"Anti-Semitic rhetoric and hostility against Jews, attacks on people of Jewish belief and synagogues have no place in our societies," German Foreign Minister Frank-Walter Steinmeier, France's Laurent Fabius and Italy's Federica Mogherini said in a joint statement issued in Brussels.
The three said that while they respect demonstrators' freedom of speech and right to assemble, they will also do everything possible to fight "acts and statements that cross the line to anti-Semitism, racism and xenophobia."
Since the outbreak of violence between Israel and Hamas, participants at anti-Israel demonstrations across Germany have frequently used anti-Semitic slogans and also called for Jews to be gassed – a reference to the killing of Jews by the Nazis in the Holocaust.
In Berlin on Tuesday afternoon, about 500 pro-Palestinian demonstrators marched from the city's Potsdamer Platz to the landmark Brandenburg Gate, chanting slogans like "Israel is murder" and "Israel bombs, Germany finances."
The most direct route for the march would have taken the protesters directly to Berlin's Holocaust Memorial, but police in riot gear steered them well around the monument to the six million Jews killed by Nazi Germany.
Police had to separate Berlin resident Bernd Wierer from a group of young male protesters after he started arguing with them about their chant: "Israel is fascist."

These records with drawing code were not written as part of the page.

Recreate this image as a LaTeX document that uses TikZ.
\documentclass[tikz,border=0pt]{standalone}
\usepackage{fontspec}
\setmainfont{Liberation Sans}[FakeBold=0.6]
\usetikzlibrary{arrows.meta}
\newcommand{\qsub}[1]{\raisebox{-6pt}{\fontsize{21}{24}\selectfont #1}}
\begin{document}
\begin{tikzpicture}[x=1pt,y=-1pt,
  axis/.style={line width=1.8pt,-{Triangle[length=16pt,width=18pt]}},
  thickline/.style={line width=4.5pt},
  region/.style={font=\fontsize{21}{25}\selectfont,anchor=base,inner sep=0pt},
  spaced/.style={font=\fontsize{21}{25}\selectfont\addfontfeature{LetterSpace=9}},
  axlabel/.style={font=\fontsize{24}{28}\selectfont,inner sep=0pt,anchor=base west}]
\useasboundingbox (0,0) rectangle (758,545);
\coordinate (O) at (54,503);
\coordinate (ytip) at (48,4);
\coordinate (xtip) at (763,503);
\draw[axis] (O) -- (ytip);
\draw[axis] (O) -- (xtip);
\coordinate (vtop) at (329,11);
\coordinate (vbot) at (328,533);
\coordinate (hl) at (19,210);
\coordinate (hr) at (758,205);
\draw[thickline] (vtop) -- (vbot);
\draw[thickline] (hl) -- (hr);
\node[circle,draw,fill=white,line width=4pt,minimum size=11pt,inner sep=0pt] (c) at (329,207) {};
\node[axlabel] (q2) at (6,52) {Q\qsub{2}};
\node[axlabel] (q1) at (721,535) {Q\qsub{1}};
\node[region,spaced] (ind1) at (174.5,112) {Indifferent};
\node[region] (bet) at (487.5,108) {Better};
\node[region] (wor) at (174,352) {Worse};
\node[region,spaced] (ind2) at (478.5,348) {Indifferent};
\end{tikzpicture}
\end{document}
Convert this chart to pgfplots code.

The 70-year-old said he was neither Jewish nor had any connections to Israel, but that Germany's Nazi past made it necessary for the country to be particularly vigilant about anti-Semitic slogans.
"They can demonstrate here, I support that, but you can't say those things in Germany," he said.
In France, pro-Palestinian youths have clashed repeatedly with police, and on Sunday set fire to cars, pillaged stores and attacked two synagogues in the Paris suburbs. Italy has also seen nonviolent pro-Palestinian demonstrations.
Jewish groups have expressed shock and disgust about the growing anti-Semitism in Germany and other European countries with strong Muslim communities.
"We have reached a new level of hatred and violence in all of Europe that cannot even be compared to the anti-Semitism seen during previous conflicts in Israel," said Stephan Kramer, director of the European office on anti-Semitism of the American Jewish Committee in Brussels.
French President Francois Hollande met Monday with Jewish and Muslim leaders in the Elysee Palace, where he told them that fighting anti-Semitism will be a "national cause."
In Berlin, police said Tuesday they had banned pro-Gaza protesters from chanting an anti-Semitic slogan at all protests in the city.
Police spokeswoman Cosima Pauluhn also said that they were investigating a sermon last week by imam Abu Bilal Ismail at Berlin's Al-Nur mosque in which he said Jews should be killed.
The mosque did not return calls seeking comment.
At a pro-Palestinian protest in front of the Israeli embassy in Berlin on Monday, 13 protesters were detained and police were pelted with stones.